On est quand même bien dans le pâté, et le décalage horaire et l’altitude n’arrangent rien. Douche, brossage de dents, on revit. Dehors, la ville est en ébullition comparé au petit matin. De nombreuses vendeuses boliviennes au look typique (chapeau melon posé sur le dessus de la tête, châle multicolore et longue tresses noires parfois rallongées de pompons décoratifs) parsèment les rues. Le réseau de ruelles en pente, empruntées au hasard, donne une allure de marché permanent. Ca foisonne, les étales de fringues et de nourriture se multiplient, les voitures klaxonnent. Régulièrement, une ouverture entre les bâtiments laisse entrevoir les habitations les plus hautes de la ville, accrochées à flanc de paroi à des hauteurs impressionnantes. On mange dans un resto plutôt touristique (Le Pot colonial) mais très bon. Un succulent « Platano con leche » (Milk-shake à la banane), d’excellentes soupes (velouté d’ail à la semoule et velouté de tomates), des plats très sympas (steak accompagné d’Ajao, une espèce de patate douce citronnée et assaisonnée, et tomates farcies à la viande piquante pour Alice), et des desserts classes (salade de – très bons – fruits et tranches de pommes flambées). A la fin on n’a pas assez de monnaie pour payer, le gars nous dit de revenir payer le solde plus tard, à l’occasion !

On se remet à arpenter les venelles, de haut en bas et de bas en haut. L’ambiance qui règne met globalement à l’aise. Beaucoup de sourires, une grande gentillesse de la part de toutes les personnes à qui on est confronté. On se promène sans se faire alpaguer à tout va, les vendeurs laissent les gens regarder leur marchandise sans les importuner. Les vieilles ont souvent des dents en or, ça force le respect.

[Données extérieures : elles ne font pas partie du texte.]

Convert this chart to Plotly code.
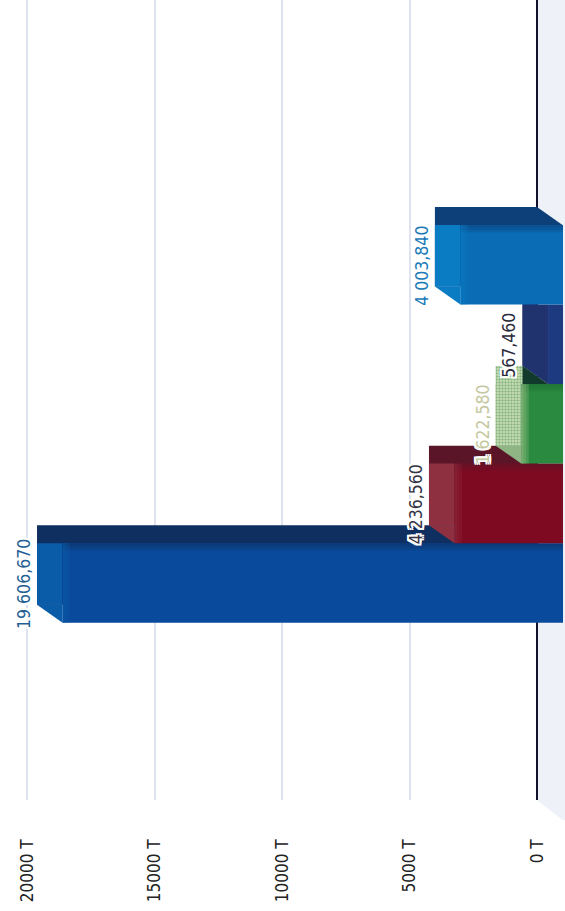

En parlant de dents, on voit des écriteaux de dentistes et de prothésistes dentaires de partout, ce qui amuse bien Alice. Je me rachète une paire de lunettes mille fois plus classes que celles que j’ai perdu (hum), et puis une SD card (pas cher) pour stocker mes photos. On change des dollars en Bolivianos, la monnaie locale. Le climat est trop agréable, avec un soleil qui tape (on se met en T-shirt) mais une atmosphère pure, pas du tout étouffante. Traversée du Prado par un petit pont, nouvelles rues, nouveaux étales. Plaza de Murillo, les bâtiments de l’époque coloniale réfléchissent le soleil qui commence déjà à décliner un peu. Des enfants, des chiens, des pigeons, une statue centrale, de la verdure, des passants aux allures pittoresques, une atmosphère andine… ça y est on se sent vraiment en vacance, vraiment bien, on se rend compte qu’on est dans un endroit incroyable, et pour un bon bout de temps.

Nos pas nous emmènent plutôt bas dans la ville, puis on remonte en direction de notre « quartier ». Petite pause à l’hôtel, où je commence à écrire ces lignes sur mon super Eee PC, mini ordinateur qui me change la vie comparé aux années précédente : je peux écrire d’où je veux, quand je veux, et il me suffit de trouver un réseau Wi-Fi pour la mise en ligne ! On ressort, dégote un petit café, dans lequel on s’enfile un nouveau « Platano con leche », puis un nouveau velouté de délicieux légumes. On discute du voyage, de la suite des événements, on fait des plans sur la Lonely comète. On est bien. Fatigué encore, mais bien. Il est tôt quand on rentre à l’hôtel, bien décidé à plonger dans une nouvelle nuit réparatrice. Alice s’emmitoufle dans des kilos de draps (tout ce qu’elle trouve) et finit par s’endormir alors que je continue à taper ces mots. Je ne vais pas tarder à la suivre.